Energy is an indispensable resource of our time. Nevertheless, energy consumption has some nasty side effects, such as air pollution, resource depletion and global warming. This dual nature of energy has thrust the world into a dilemma: How can we maintain developmental momentum, while protecting the environment and saving resources for future generations?

The answer may lie in part in the use of so-called cleaner energies, such as solar, wind, hydraulic, tidal, biomass and geothermal power, as well as newly developed energies like nuclear and hydrogen power. These are seen as better alternatives to traditional fossil fuels such as coal and oil, since they fit the modern concept of sustainable development by helping the world progress with little or no harm to the environment.

As an emerging economy, China also depends on energy consumption for its historic takeoff. Statistics show that China is now among the world's energy-consuming heavyweights, with coal accounting for nearly 70 percent of total energy consumption. The heavy use of largely traditional energies has caused catastrophic damage to China's ecological environment, turning the country into a principal producer and user of ozone-depleting substances and the second biggest greenhouse gas emitter.

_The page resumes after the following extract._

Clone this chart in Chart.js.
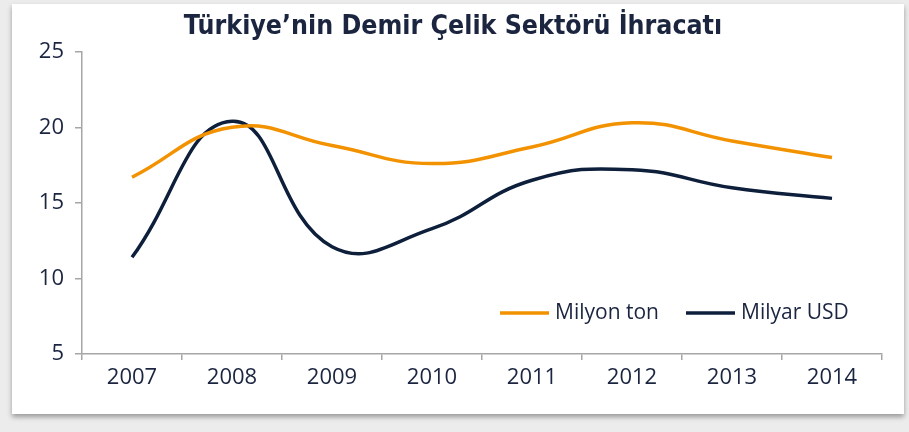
<!DOCTYPE html>
<html>
<head>
<meta charset="utf-8">
<script src="https://cdn.jsdelivr.net/npm/chart.js@4"></script>
<style>
  body { margin:0; background:#ececec; width:909px; height:432px; overflow:hidden; position:relative; }
  #panel { position:absolute; left:12px; top:4px; width:892px; height:410px; background:#fff;
           box-shadow:0 3px 5px rgba(0,0,0,0.35); }
  #wrap { position:absolute; left:0; top:0; width:909px; height:432px; }
</style>
</head>
<body>
<div id="panel"></div>
<div id="wrap"><canvas id="myChart" width="909" height="432"></canvas></div>
<script>
// veriler
const yillar = ['2007','2008','2009','2010','2011','2012','2013','2014']
const milyonTon = [16.7, 20.0, 18.8, 17.6, 18.7, 20.3, 19.1, 18.0]
const milyarUSD = [11.4, 20.4, 12.1, 13.3, 16.5, 17.2, 16.0, 15.3]
const seriAdlari = ['Milyon ton', 'Milyar USD']
const baslik = 'Türkiye\u2019nin Demir Çelik Sektörü İhracatı'

const turuncu = '#f39200'
const lacivert = '#0e1f3b'
const yaziRengi = '#1b2540'
const eksenRengi = '#a6a6a6'

// legend inside the plot area, bottom right
const icLegend = {
    id: 'icLegend',
    afterDraw(chart) {
        const ctx = chart.ctx
        const area = chart.chartArea
        const y = area.bottom - 41
        const starts = [area.left + 418, area.left + 604]
        ctx.save()
        ctx.font = '21px "Open Sans"'
        ctx.textBaseline = 'middle'
        chart.data.datasets.forEach((ds, i) => {
            const x = starts[i]
            ctx.strokeStyle = ds.borderColor
            ctx.lineWidth = 3.5
            ctx.beginPath()
            ctx.moveTo(x, y)
            ctx.lineTo(x + 49, y)
            ctx.stroke()
            ctx.fillStyle = yaziRengi
            ctx.fillText(ds.label, x + 55, y)
        })
        ctx.restore()
    }
}

const config = {
    type: 'line',
    data: {
        labels: yillar,
        datasets: [
            {
                label: seriAdlari[0],
                data: milyonTon,
                borderColor: turuncu,
                backgroundColor: turuncu,
                borderWidth: 3.5,
                tension: 0.45,
                pointRadius: 0
            },
            {
                label: seriAdlari[1],
                data: milyarUSD,
                borderColor: lacivert,
                backgroundColor: lacivert,
                borderWidth: 3.5,
                tension: 0.45,
                pointRadius: 0
            }
        ]
    },
    options: {
        responsive: false,
        animation: false,
        layout: { padding: { left: 24, right: 27, top: 0, bottom: 0 } },
        plugins: {
            legend: { display: false },
            tooltip: { enabled: false },
            title: {
                display: true,
                text: baslik,
                color: yaziRengi,
                font: { family: '"DejaVu Sans Condensed", "DejaVu Sans"', size: 26.5, weight: 'bold', lineHeight: 1.2 },
                padding: { top: 11, bottom: 9 }
            }
        },
        scales: {
            x: {
                offset: true,
                grid: { offset: true, drawOnChartArea: false, color: eksenRengi, tickLength: 6, lineWidth: 1.5 },
                border: { color: eksenRengi, width: 1.5 },
                ticks: { color: yaziRengi, font: { family: '"Open Sans"', size: 22 }, padding: 5 },
                afterFit: s => { s.height = 78 }
            },
            y: {
                min: 5,
                max: 25,
                ticks: { stepSize: 5, color: yaziRengi, font: { family: '"Open Sans"', size: 22 }, padding: 11 },
                grid: { drawOnChartArea: false, color: eksenRengi, tickLength: 7, lineWidth: 1.5 },
                border: { color: eksenRengi, width: 1.5 },
                afterFit: s => { s.width = 58 }
            }
        }
    },
    plugins: [icLegend]
}
var myChart = new Chart(document.getElementById('myChart'), config)
</script>
</body>
</html>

In the face of these grim challenges, the Chinese Government has gone all out in recent years to transform the country's energy-consumption pattern, advocating renewable energies, making energy use more economical, and focusing on developing more environmentally friendly fuels and technologies. These unremitting efforts have already borne fruit. According to the National Bureau of Statistics, China's overall energy consumption last year dropped as compared with 2007, while the use of cleaner or renewable energies had grown to 9 percent, up from 7.5 percent in 2005.

For China, the development of cleaner energies represents an inevitable course the country will take both for now and in the long run, and it may also prove to be a new engine for more robust economic growth. Much more, however, needs to be done to reach that end. The government should formulate more relevant and preferential policies, while providing necessary funding, subsidies and other support for clean-energy businesses to emerge and grow. It must also alert the general public and business leaders, in particular, to the critical situation and help them realize the pressing need to use cleaner energies and protect the environment so that it becomes the common view of the whole nation.